Gladstone and Cimpian began by analyzing four theories of motivation—social cognitive theory, expectancy-value theory, mindset theory, and attribution theory—and find considerable overlap in the features of an effective role model. When specifically applied to STEM, these features include a role model’s perceived competence, their perceived similarity to the student, and the seeming attainability of their STEM career. Each of these could increase students’ motivation to pursue STEM, but the researchers hypothesize that different attributes impact different students in a variety of ways. (None of this is rocket science, so to speak.)
They then dug into the extensive role modeling literature looking for studies conducted in a STEM-relevant domain that also included STEM-specific outcome variables such as performance, interest, and sense of belonging in a scientific field. The researchers identified fifty-five studies published between 1976 and 2019 and analyzed each for evidence of the impacts of the role model attributes noted above. They also looked for the ways in which four specific student-level moderators (gender, race and ethnicity, age, and identification with STEM) interacted with role model effects.
Gladstone and Cimpian found evidence that suggests that the perceived competence of role models is highly motivating for students, particularly if the student and role model share characteristics such as gender or race, but there also seems to be a limit. Role models perceived as “exceptional” (think perfect ACT scores, medal winners, top of the class at Yale, etc.) were actually demotivating to all but a handful of students. The researchers caution that this evidence emerged from a small fraction of the studies they analyzed, but it stands to reason that being exposed to only “the best and the brightest” exemplars would be less impressive to young people who do not see themselves that way.
This conclusion led Gladstone and Cimpian to break down the perceived similarity characteristic between students and role models into demographic and psychological dimensions. When role models belonged to groups that are underrepresented in STEM (e.g., women and people of color), they often had positive effects for all students, regardless of demographic similarity. In contrast, majority-group models (e.g., men or White people) did not motivate students from underrepresented groups and were sometimes demotivating in a similar manner as was seen in the competence dimension.
Characteristics that increased the role model’s psychological similarity to students—such as stereotypical “non-nerdy” pursuits like playing music or sports—generally had positive effects on student motivation. Prompting students to reflect on their similarity to the role models was also sometimes effective in boosting connection and motivation. Finally, every instance in which exposure to a role model lowered STEM motivation was linked in some way to the perceived unattainability of the role model’s career. Efforts to “demystify” STEM careers and the pathways to reach them were generally positively related to student motivation.
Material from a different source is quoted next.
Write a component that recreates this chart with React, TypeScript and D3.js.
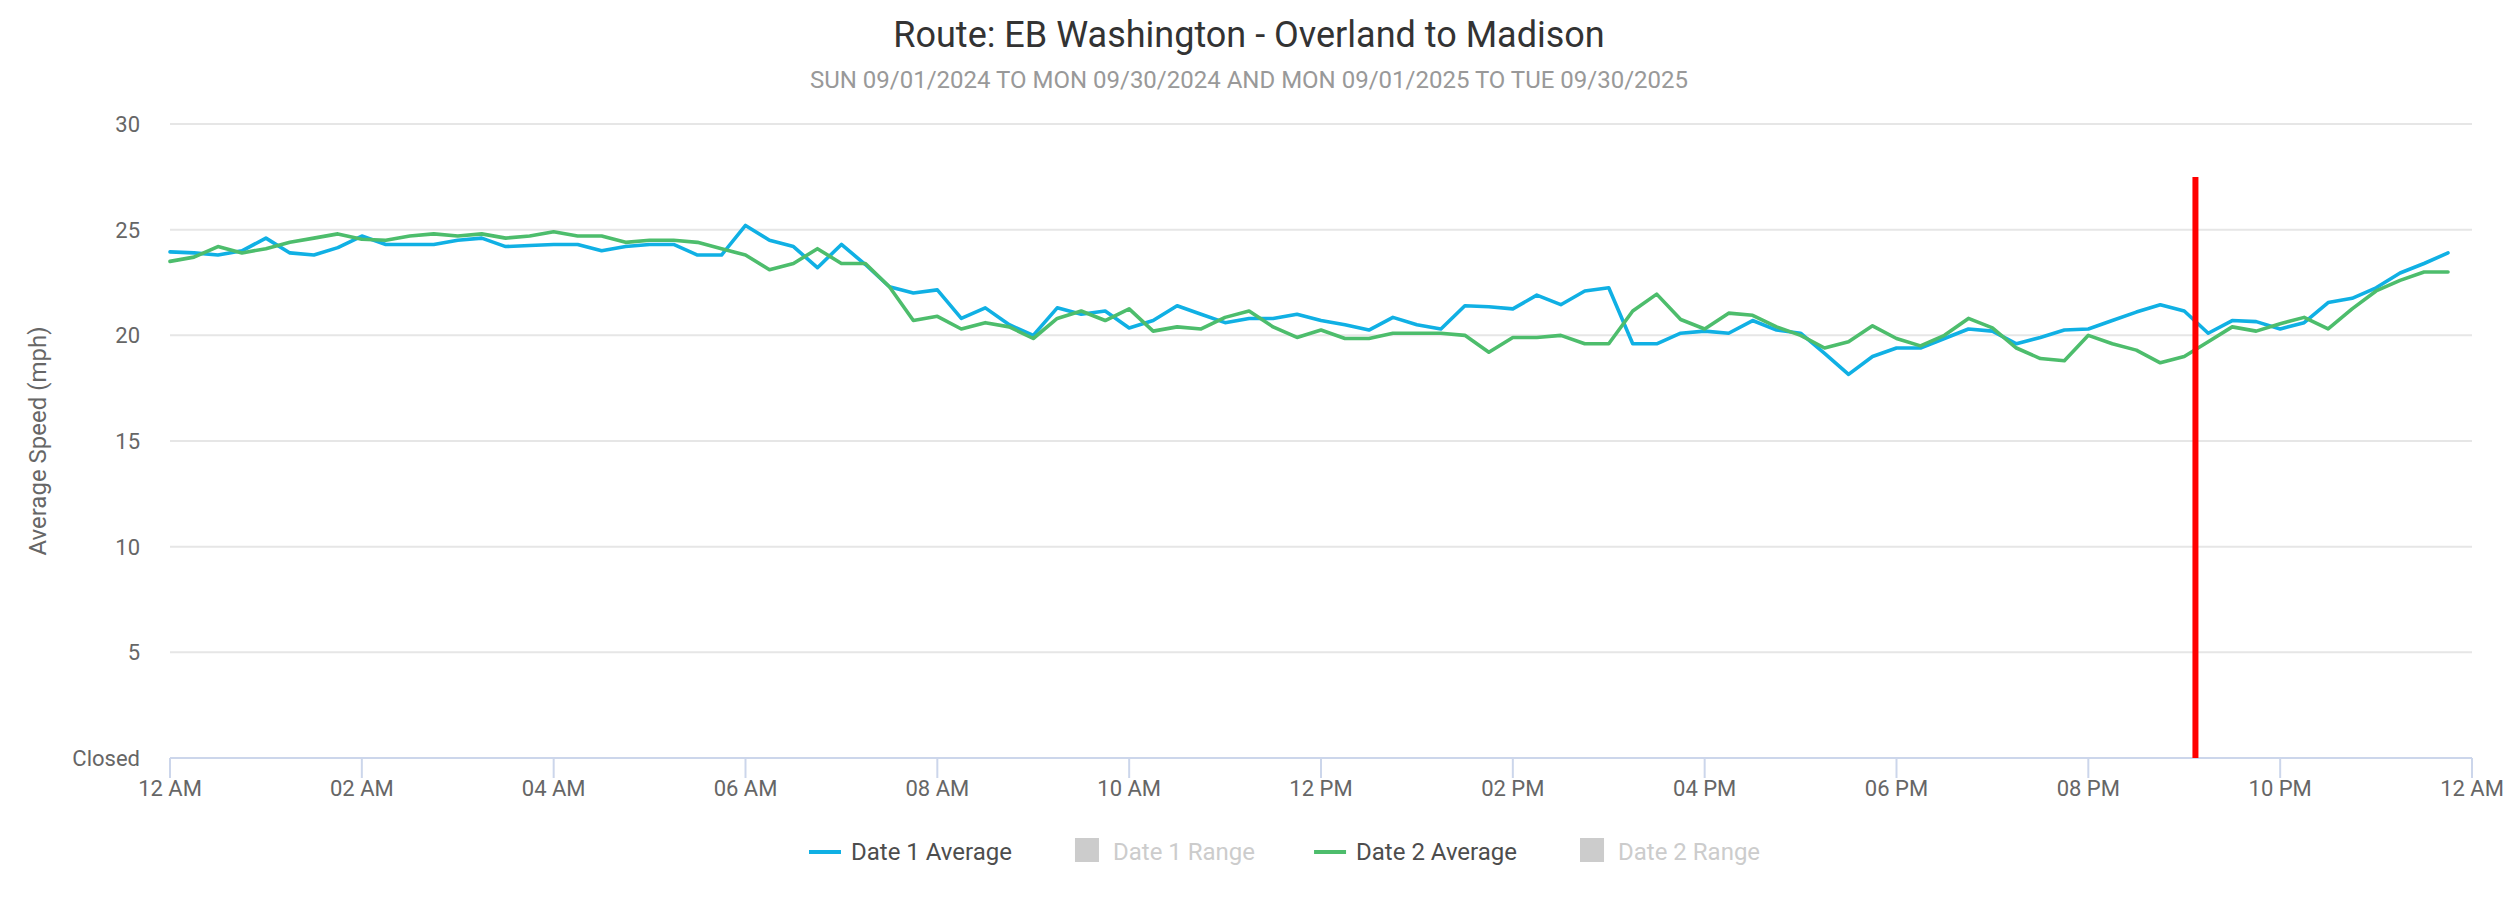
import { useMemo } from 'react';
import * as d3 from 'd3';

const WIDTH = 2513;
const HEIGHT = 904;
const MARGIN = { top: 124, right: 41, bottom: 146, left: 170 };
const FONT = 'Roboto, "Noto Sans", sans-serif';

const BLUE = '#10b0e4';
const GREEN = '#4dbd6c';
const GRID = '#e6e6e6';
const AXIS = '#ccd6eb';

const TITLE = 'Route: EB Washington - Overland to Madison';
const SUBTITLE = 'SUN 09/01/2024 TO MON 09/30/2024 AND MON 09/01/2025 TO TUE 09/30/2025';
const Y_TITLE = 'Average Speed (mph)';

const Y_TICKS = [0, 5, 10, 15, 20, 25, 30];
const Y_TICK_LABELS = ['Closed', '5', '10', '15', '20', '25', '30'];

// one reading every 15 minutes, starting at midnight
const SLOT_MINUTES = 15;
const DAY = '2024-01-01';
const NOW_TIME = '21:07';

const DATE1_AVG = [
  23.95, 23.9, 23.8, 24.0, 24.6, 23.9, 23.8, 24.15, 24.7, 24.3, 24.3, 24.3,
  24.5, 24.6, 24.2, 24.25, 24.3, 24.3, 24.0, 24.2, 24.3, 24.3, 23.8, 23.8,
  25.2, 24.5, 24.2, 23.2, 24.3, 23.35, 22.3, 22.0, 22.15, 20.8, 21.3, 20.5,
  20.0, 21.3, 21.0, 21.15, 20.35, 20.7, 21.4, 21.0, 20.6, 20.8, 20.8, 21.0,
  20.7, 20.5, 20.25, 20.85, 20.5, 20.3, 21.4, 21.35, 21.25, 21.9, 21.45, 22.1,
  22.25, 19.6, 19.6, 20.1, 20.2, 20.1, 20.7, 20.25, 20.1, 19.15, 18.15, 19.0,
  19.4, 19.4, 19.85, 20.3, 20.2, 19.6, 19.9, 20.25, 20.3, 20.7, 21.1, 21.45,
  21.15, 20.1, 20.7, 20.65, 20.3, 20.6, 21.55, 21.75, 22.25, 22.95, 23.4, 23.9,
];

const DATE2_AVG = [
  23.5, 23.7, 24.2, 23.9, 24.1, 24.4, 24.6, 24.8, 24.55, 24.5, 24.7, 24.8,
  24.7, 24.8, 24.6, 24.7, 24.9, 24.7, 24.7, 24.4, 24.5, 24.5, 24.4, 24.1,
  23.8, 23.1, 23.4, 24.1, 23.4, 23.4, 22.3, 20.7, 20.9, 20.3, 20.6, 20.4,
  19.85, 20.8, 21.15, 20.7, 21.25, 20.2, 20.4, 20.3, 20.85, 21.15, 20.4, 19.9,
  20.25, 19.85, 19.85, 20.1, 20.1, 20.1, 20.0, 19.2, 19.9, 19.9, 20.0, 19.6,
  19.6, 21.15, 21.95, 20.75, 20.3, 21.05, 20.95, 20.4, 20.0, 19.4, 19.7, 20.45,
  19.85, 19.5, 20.0, 20.8, 20.35, 19.4, 18.9, 18.8, 20.0, 19.6, 19.3, 18.7,
  19.0, 19.7, 20.4, 20.2, 20.55, 20.85, 20.3, 21.25, 22.1, 22.6, 23.0, 23.0,
];

const LEGEND_NAMES = ['Date 1 Average', 'Date 1 Range', 'Date 2 Average', 'Date 2 Range'];
const LEGEND_SYMBOLS = ['line', 'rect', 'line', 'rect'];
const LEGEND_COLORS = [BLUE, '#cccccc', GREEN, '#cccccc'];
const LEGEND_VISIBLE = [true, false, true, false];

function textWidth(text: string, font: string) {
  const ctx = document.createElement('canvas').getContext('2d');
  if (!ctx) return text.length * 12;
  ctx.font = font;
  return ctx.measureText(text).width;
}

export default function App() {
  const innerRight = WIDTH - MARGIN.right;
  const innerBottom = HEIGHT - MARGIN.bottom;

  const start = d3.timeParse('%Y-%m-%d')(DAY)!;
  const end = d3.timeDay.offset(start, 1);

  const x = d3.scaleTime().domain([start, end]).range([MARGIN.left, innerRight]);
  const y = d3.scaleLinear().domain([0, 30]).range([innerBottom, MARGIN.top]);

  const xTicks = d3.timeHour.every(2)!.range(start, d3.timeMinute.offset(end, 1));
  const fmt = d3.timeFormat('%I %p');

  const line = d3
    .line<number>()
    .x((_, i) => x(d3.timeMinute.offset(start, i * SLOT_MINUTES)))
    .y((d) => y(d));

  const nowDate = d3.timeParse('%Y-%m-%d %H:%M')(`${DAY} ${NOW_TIME}`)!;
  const nowX = x(nowDate);

  const legend = useMemo(() => {
    const font = `24px ${FONT}`;
    let cx = 809;
    return LEGEND_NAMES.map((name, i) => {
      const item = { name, x: cx, i };
      cx += 32 + 10 + textWidth(name, font) + 59;
      return item;
    });
  }, []);

  return (
    <svg
      width={WIDTH}
      height={HEIGHT}
      style={{ position: 'absolute', left: 0, top: 0, background: '#fff' }}
      fontFamily={FONT}
    >
      <rect width={WIDTH} height={HEIGHT} fill="#fff" />

      <text x={1249} y={47} textAnchor="middle" fontSize={36} fill="#333333">
        {TITLE}
      </text>
      <text x={1249} y={88} textAnchor="middle" fontSize={24} fill="#999999">
        {SUBTITLE}
      </text>

      {/* grid + y labels */}
      {Y_TICKS.map((t, i) => (
        <g key={t}>
          {t > 0 && (
            <line x1={MARGIN.left} x2={innerRight} y1={y(t)} y2={y(t)} stroke={GRID} strokeWidth={2} />
          )}
          <text x={140} y={y(t) + 8} textAnchor="end" fontSize={22} fill="#666666">
            {Y_TICK_LABELS[i]}
          </text>
        </g>
      ))}

      <text
        transform={`translate(38, ${(MARGIN.top + innerBottom) / 2}) rotate(-90)`}
        textAnchor="middle"
        dominantBaseline="central"
        fontSize={24}
        fill="#666666"
      >
        {Y_TITLE}
      </text>

      {/* x axis */}
      <line x1={MARGIN.left} x2={innerRight} y1={innerBottom} y2={innerBottom} stroke={AXIS} strokeWidth={2} />
      {xTicks.map((t) => (
        <g key={+t}>
          <line x1={x(t)} x2={x(t)} y1={innerBottom} y2={innerBottom + 20} stroke={AXIS} strokeWidth={2} />
          <text x={x(t)} y={innerBottom + 38} textAnchor="middle" fontSize={22} fill="#666666">
            {fmt(t)}
          </text>
        </g>
      ))}

      {/* series */}
      <path d={line(DATE1_AVG) ?? ''} fill="none" stroke={BLUE} strokeWidth={3.6} strokeLinejoin="round" strokeLinecap="round" />
      <path d={line(DATE2_AVG) ?? ''} fill="none" stroke={GREEN} strokeWidth={3.6} strokeLinejoin="round" strokeLinecap="round" />

      {/* current time marker */}
      <line x1={nowX} x2={nowX} y1={MARGIN.top + 53} y2={innerBottom} stroke="#ff0000" strokeWidth={6} />

      {/* legend */}
      {legend.map(({ name, x: lx, i }) => (
        <g key={name}>
          {LEGEND_SYMBOLS[i] === 'line' ? (
            <line x1={lx} x2={lx + 32} y1={852} y2={852} stroke={LEGEND_COLORS[i]} strokeWidth={4} />
          ) : (
            <rect x={lx + 4} y={838} width={24} height={24} fill={LEGEND_COLORS[i]} />
          )}
          <text x={lx + 42} y={860} fontSize={24} fill={LEGEND_VISIBLE[i] ? '#4d4d4d' : '#cccccc'}>
            {name}
          </text>
        </g>
      ))}
    </svg>
  );
}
Overall, it appears that not all STEM role models are motivating to all students. In fact, a number of the role models that adults may think are super awesome can serve to turn off students who cannot see themselves resembling those individuals. Very few people in middle or high school will seriously picture themselves becoming the next Stephen Hawking, but Katherine Johnson’s life and work, unsung for far too long, shows us a more relatable option. And best of all, there are far more of the latter than the former available to showcase. Gladstone and Cimpian offer four solid recommendations for choosing and presenting role models in the most effective way. STEM practitioners need to think outside of the box if they want to move kids from seeing what they can be to being what they have seen.
SOURCE: Jessica R. Gladstone and Andrei Cimpian, “Which role models are effective for which students? A systematic review and four recommendations for maximizing the effectiveness of role models in STEM,” International Journal of STEM Education (December 2021).